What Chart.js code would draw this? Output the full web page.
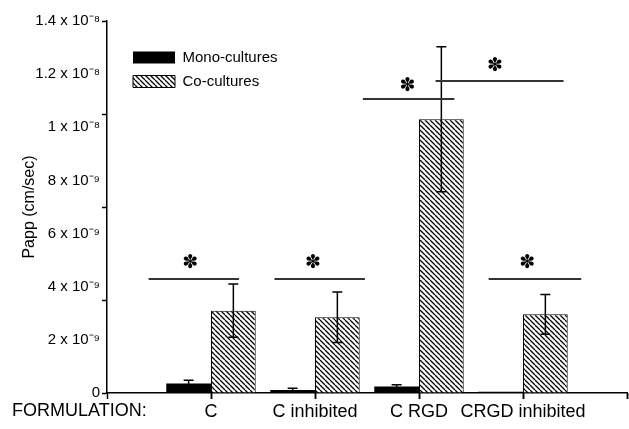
<!DOCTYPE html>
<html lang="en">
<head>
  <meta charset="UTF-8">
  <title>Papp by formulation</title>
  <script src="https://cdn.jsdelivr.net/npm/chart.js@4.4.0/dist/chart.umd.min.js"></script>
  <style>
    html, body { margin: 0; padding: 0; background: #fff; }
    #wrap { width: 629px; height: 429px; }
  </style>
</head>
<body>
  <div id="wrap"><canvas id="pappChart"></canvas></div>

  <script>
    // categories sit on the axis tick positions, first and last are empty
    const categories = ['', 'C', 'C inhibited', 'C RGD', 'CRGD inhibited', ''];
    // values in units of 1e-9 cm/sec
    const monoValues = [null, 0.36, 0.11, 0.24, 0.05, null];
    const monoErrors = [null, 0.12, 0.07, 0.07, 0, null];
    const coValues = [null, 3.10, 2.85, 10.30, 2.96, null];
    const coErrors = [null, 1.00, 0.95, 2.73, 0.75, null];
    const yLabelTicks = [0, 2, 4, 6, 8, 10, 12, 14];
    const yMarkTicks = [0, 3.5, 7, 10.5, 14];
    // significance lines: [x from, x to, y]  (x in category index units)
    const sigLines = [
      [0.40, 1.27, 4.29],
      [1.61, 2.48, 4.29],
      [2.46, 3.34, 11.07],
      [3.16, 4.39, 11.74],
      [3.67, 4.56, 4.29]
    ];
    // asterisks: [x, y]
    const sigStars = [
      [0.80, 4.93],
      [1.98, 4.93],
      [2.89, 11.59],
      [3.73, 12.34],
      [4.04, 4.93]
    ];

    const fontFamily = '"Liberation Sans", Arial, sans-serif';

    function makeHatch() {
      const s = 5;
      const c = document.createElement('canvas');
      c.width = s; c.height = s;
      const g = c.getContext('2d');
      g.fillStyle = '#fff';
      g.fillRect(0, 0, s, s);
      g.strokeStyle = '#000';
      g.lineWidth = 1.3;
      g.beginPath();
      for (const o of [-s, 0, s]) { g.moveTo(o, 0); g.lineTo(o + s, s); }
      g.stroke();
      return g.createPattern(c, 'repeat');
    }

    function sciLabel(v) {
      if (v === 0) return '0';
      if (v < 10) return v + ' x 10\u207B\u2079';
      return (v / 10) + ' x 10\u207B\u2078';
    }

    const allYTicks = [...new Set([...yLabelTicks, ...yMarkTicks])].sort((a, b) => a - b);

    const errorBars = {
      id: 'errorBars',
      afterDatasetsDraw(chart) {
        const ctx = chart.ctx, y = chart.scales.y;
        [[0, monoValues, monoErrors], [1, coValues, coErrors]].forEach(([di, vals, errs]) => {
          chart.getDatasetMeta(di).data.forEach((bar, i) => {
            if (vals[i] == null || !errs[i]) return;
            const top = y.getPixelForValue(vals[i] + errs[i]);
            const bot = y.getPixelForValue(vals[i] - errs[i]);
            ctx.save();
            ctx.strokeStyle = '#000';
            ctx.lineWidth = 1.5;
            ctx.beginPath();
            ctx.moveTo(bar.x, top); ctx.lineTo(bar.x, bot);
            ctx.moveTo(bar.x - 5, top); ctx.lineTo(bar.x + 5, top);
            ctx.moveTo(bar.x - 5, bot); ctx.lineTo(bar.x + 5, bot);
            ctx.stroke();
            ctx.restore();
          });
        });
      }
    };

    // significance lines and asterisks, placed through the x / y scales
    const significance = {
      id: 'significance',
      afterDatasetsDraw(chart) {
        const ctx = chart.ctx, x = chart.scales.x, y = chart.scales.y;
        ctx.save();
        ctx.strokeStyle = '#333';
        ctx.lineWidth = 2;
        sigLines.forEach(([x0, x1, yv]) => {
          const py = Math.round(y.getPixelForValue(yv));
          ctx.beginPath();
          ctx.moveTo(x.getPixelForValue(x0), py);
          ctx.lineTo(x.getPixelForValue(x1), py);
          ctx.stroke();
        });
        ctx.fillStyle = '#000';
        ctx.font = 'bold 19px "DejaVu Sans"';
        ctx.textAlign = 'center';
        ctx.textBaseline = 'middle';
        sigStars.forEach(([xv, yv]) => {
          ctx.fillText('\u273D', x.getPixelForValue(xv), y.getPixelForValue(yv) + 1);
        });
        ctx.restore();
      }
    };

    // small downward tick marks on the category axis
    const categoryTicks = {
      id: 'categoryTicks',
      afterDraw(chart) {
        const ctx = chart.ctx, x = chart.scales.x;
        ctx.save();
        ctx.strokeStyle = '#000';
        ctx.lineWidth = 1.5;
        ctx.beginPath();
        for (let i = 1; i < categories.length; i++) {
          const px = Math.round(x.getPixelForValue(i)) + 0.5;
          ctx.moveTo(px, x.top);
          ctx.lineTo(px, x.top + 6);
        }
        ctx.stroke();
        ctx.restore();
      }
    };

    const legendShift = {
      id: 'legendShift',
      afterLayout(chart) {
        chart.legend.left = chart.chartArea.left + 17;
        chart.legend.top = chart.chartArea.top + 20;
      }
    };

    const formulationLabel = {
      id: 'formulationLabel',
      afterDraw(chart) {
        const ctx = chart.ctx;
        ctx.save();
        ctx.font = '18px ' + fontFamily;
        ctx.fillStyle = '#000';
        ctx.textBaseline = 'middle';
        ctx.fillText('FORMULATION:', 12, chart.scales.x.top + 18);
        ctx.restore();
      }
    };

    new Chart(document.getElementById('pappChart'), {
      type: 'bar',
      data: {
        labels: categories,
        datasets: [
          {
            label: 'Mono-cultures',
            data: monoValues,
            backgroundColor: '#000',
            borderWidth: 0
          },
          {
            label: 'Co-cultures',
            data: coValues,
            backgroundColor: makeHatch(),
            borderColor: '#000',
            borderWidth: 1
          }
        ]
      },
      options: {
        responsive: true,
        maintainAspectRatio: false,
        animation: false,
        layout: { padding: { left: 0, right: 1, top: 21, bottom: 0 } },
        datasets: { bar: { barPercentage: 1.0, categoryPercentage: 0.86 } },
        scales: {
          x: {
            type: 'category',
            offset: false,
            afterFit: s => { s.height = 36; },
            grid: {
              offset: false,
              drawOnChartArea: false,
              tickLength: 6,
              tickColor: '#000',
              tickWidth: 1.5
            },
            border: { color: '#000', width: 1.5 },
            ticks: {
              autoSkip: false,
              maxRotation: 0,
              padding: 2,
              color: '#000',
              font: { family: fontFamily, size: 18 }
            }
          },
          y: {
            min: 0,
            max: 14,
            afterFit: s => { s.width = 107; },
            afterBuildTicks: s => { s.ticks = allYTicks.map(v => ({ value: v })); },
            grid: {
              drawOnChartArea: false,
              tickLength: 5,
              tickWidth: 1.5,
              tickColor: ctx => yMarkTicks.includes(ctx.tick.value) ? '#000' : 'rgba(0,0,0,0)'
            },
            border: { color: '#000', width: 1.5 },
            ticks: {
              autoSkip: false,
              padding: 2,
              color: '#000',
              font: { family: fontFamily, size: 15 },
              callback: v => yLabelTicks.includes(v) ? sciLabel(v) : ''
            },
            title: {
              display: true,
              text: 'Papp (cm/sec)',
              color: '#000',
              font: { family: fontFamily, size: 16 },
              padding: { top: 20, bottom: 0 }
            }
          }
        },
        plugins: {
          tooltip: { enabled: false },
          legend: {
            position: 'chartArea',
            align: 'start',
            labels: {
              boxWidth: 42,
              boxHeight: 12,
              padding: 9,
              color: '#000',
              font: { family: fontFamily, size: 15 }
            }
          }
        }
      },
      plugins: [errorBars, significance, categoryTicks, legendShift, formulationLabel]
    });
  </script>
</body>
</html>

——————

▶ **To do**
Copy out each line exactly, without the pictures.

▶ **Written answer**
What Chart.js code would draw this? Output the full web page.
<!DOCTYPE html>
<html lang="en">
<head>
  <meta charset="UTF-8">
  <title>Papp by formulation</title>
  <script src="https://cdn.jsdelivr.net/npm/chart.js@4.4.0/dist/chart.umd.min.js"></script>
  <style>
    html, body { margin: 0; padding: 0; background: #fff; }
    #wrap { width: 629px; height: 429px; }
  </style>
</head>
<body>
  <div id="wrap"><canvas id="pappChart"></canvas></div>

  <script>
    // categories sit on the axis tick positions, first and last are empty
    const categories = ['', 'C', 'C inhibited', 'C RGD', 'CRGD inhibited', ''];
    // values in units of 1e-9 cm/sec
    const monoValues = [null, 0.36, 0.11, 0.24, 0.05, null];
    const monoErrors = [null, 0.12, 0.07, 0.07, 0, null];
    const coValues = [null, 3.10, 2.85, 10.30, 2.96, null];
    const coErrors = [null, 1.00, 0.95, 2.73, 0.75, null];
    const yLabelTicks = [0, 2, 4, 6, 8, 10, 12, 14];
    const yMarkTicks = [0, 3.5, 7, 10.5, 14];
    // significance lines: [x from, x to, y]  (x in category index units)
    const sigLines = [
      [0.40, 1.27, 4.29],
      [1.61, 2.48, 4.29],
      [2.46, 3.34, 11.07],
      [3.16, 4.39, 11.74],
      [3.67, 4.56, 4.29]
    ];
    // asterisks: [x, y]
    const sigStars = [
      [0.80, 4.93],
      [1.98, 4.93],
      [2.89, 11.59],
      [3.73, 12.34],
      [4.04, 4.93]
    ];

    const fontFamily = '"Liberation Sans", Arial, sans-serif';

    function makeHatch() {
      const s = 5;
      const c = document.createElement('canvas');
      c.width = s; c.height = s;
      const g = c.getContext('2d');
      g.fillStyle = '#fff';
      g.fillRect(0, 0, s, s);
      g.strokeStyle = '#000';
      g.lineWidth = 1.3;
      g.beginPath();
      for (const o of [-s, 0, s]) { g.moveTo(o, 0); g.lineTo(o + s, s); }
      g.stroke();
      return g.createPattern(c, 'repeat');
    }

    function sciLabel(v) {
      if (v === 0) return '0';
      if (v < 10) return v + ' x 10\u207B\u2079';
      return (v / 10) + ' x 10\u207B\u2078';
    }

    const allYTicks = [...new Set([...yLabelTicks, ...yMarkTicks])].sort((a, b) => a - b);

    const errorBars = {
      id: 'errorBars',
      afterDatasetsDraw(chart) {
        const ctx = chart.ctx, y = chart.scales.y;
        [[0, monoValues, monoErrors], [1, coValues, coErrors]].forEach(([di, vals, errs]) => {
          chart.getDatasetMeta(di).data.forEach((bar, i) => {
            if (vals[i] == null || !errs[i]) return;
            const top = y.getPixelForValue(vals[i] + errs[i]);
            const bot = y.getPixelForValue(vals[i] - errs[i]);
            ctx.save();
            ctx.strokeStyle = '#000';
            ctx.lineWidth = 1.5;
            ctx.beginPath();
            ctx.moveTo(bar.x, top); ctx.lineTo(bar.x, bot);
            ctx.moveTo(bar.x - 5, top); ctx.lineTo(bar.x + 5, top);
            ctx.moveTo(bar.x - 5, bot); ctx.lineTo(bar.x + 5, bot);
            ctx.stroke();
            ctx.restore();
          });
        });
      }
    };

    // significance lines and asterisks, placed through the x / y scales
    const significance = {
      id: 'significance',
      afterDatasetsDraw(chart) {
        const ctx = chart.ctx, x = chart.scales.x, y = chart.scales.y;
        ctx.save();
        ctx.strokeStyle = '#333';
        ctx.lineWidth = 2;
        sigLines.forEach(([x0, x1, yv]) => {
          const py = Math.round(y.getPixelForValue(yv));
          ctx.beginPath();
          ctx.moveTo(x.getPixelForValue(x0), py);
          ctx.lineTo(x.getPixelForValue(x1), py);
          ctx.stroke();
        });
        ctx.fillStyle = '#000';
        ctx.font = 'bold 19px "DejaVu Sans"';
        ctx.textAlign = 'center';
        ctx.textBaseline = 'middle';
        sigStars.forEach(([xv, yv]) => {
          ctx.fillText('\u273D', x.getPixelForValue(xv), y.getPixelForValue(yv) + 1);
        });
        ctx.restore();
      }
    };

    // small downward tick marks on the category axis
    const categoryTicks = {
      id: 'categoryTicks',
      afterDraw(chart) {
        const ctx = chart.ctx, x = chart.scales.x;
        ctx.save();
        ctx.strokeStyle = '#000';
        ctx.lineWidth = 1.5;
        ctx.beginPath();
        for (let i = 1; i < categories.length; i++) {
          const px = Math.round(x.getPixelForValue(i)) + 0.5;
          ctx.moveTo(px, x.top);
          ctx.lineTo(px, x.top + 6);
        }
        ctx.stroke();
        ctx.restore();
      }
    };

    const legendShift = {
      id: 'legendShift',
      afterLayout(chart) {
        chart.legend.left = chart.chartArea.left + 17;
        chart.legend.top = chart.chartArea.top + 20;
      }
    };

    const formulationLabel = {
      id: 'formulationLabel',
      afterDraw(chart) {
        const ctx = chart.ctx;
        ctx.save();
        ctx.font = '18px ' + fontFamily;
        ctx.fillStyle = '#000';
        ctx.textBaseline = 'middle';
        ctx.fillText('FORMULATION:', 12, chart.scales.x.top + 18);
        ctx.restore();
      }
    };

    new Chart(document.getElementById('pappChart'), {
      type: 'bar',
      data: {
        labels: categories,
        datasets: [
          {
            label: 'Mono-cultures',
            data: monoValues,
            backgroundColor: '#000',
            borderWidth: 0
          },
          {
            label: 'Co-cultures',
            data: coValues,
            backgroundColor: makeHatch(),
            borderColor: '#000',
            borderWidth: 1
          }
        ]
      },
      options: {
        responsive: true,
        maintainAspectRatio: false,
        animation: false,
        layout: { padding: { left: 0, right: 1, top: 21, bottom: 0 } },
        datasets: { bar: { barPercentage: 1.0, categoryPercentage: 0.86 } },
        scales: {
          x: {
            type: 'category',
            offset: false,
            afterFit: s => { s.height = 36; },
            grid: {
              offset: false,
              drawOnChartArea: false,
              tickLength: 6,
              tickColor: '#000',
              tickWidth: 1.5
            },
            border: { color: '#000', width: 1.5 },
            ticks: {
              autoSkip: false,
              maxRotation: 0,
              padding: 2,
              color: '#000',
              font: { family: fontFamily, size: 18 }
            }
          },
          y: {
            min: 0,
            max: 14,
            afterFit: s => { s.width = 107; },
            afterBuildTicks: s => { s.ticks = allYTicks.map(v => ({ value: v })); },
            grid: {
              drawOnChartArea: false,
              tickLength: 5,
              tickWidth: 1.5,
              tickColor: ctx => yMarkTicks.includes(ctx.tick.value) ? '#000' : 'rgba(0,0,0,0)'
            },
            border: { color: '#000', width: 1.5 },
            ticks: {
              autoSkip: false,
              padding: 2,
              color: '#000',
              font: { family: fontFamily, size: 15 },
              callback: v => yLabelTicks.includes(v) ? sciLabel(v) : ''
            },
            title: {
              display: true,
              text: 'Papp (cm/sec)',
              color: '#000',
              font: { family: fontFamily, size: 16 },
              padding: { top: 20, bottom: 0 }
            }
          }
        },
        plugins: {
          tooltip: { enabled: false },
          legend: {
            position: 'chartArea',
            align: 'start',
            labels: {
              boxWidth: 42,
              boxHeight: 12,
              padding: 9,
              color: '#000',
              font: { family: fontFamily, size: 15 }
            }
          }
        }
      },
      plugins: [errorBars, significance, categoryTicks, legendShift, formulationLabel]
    });
  </script>
</body>
</html>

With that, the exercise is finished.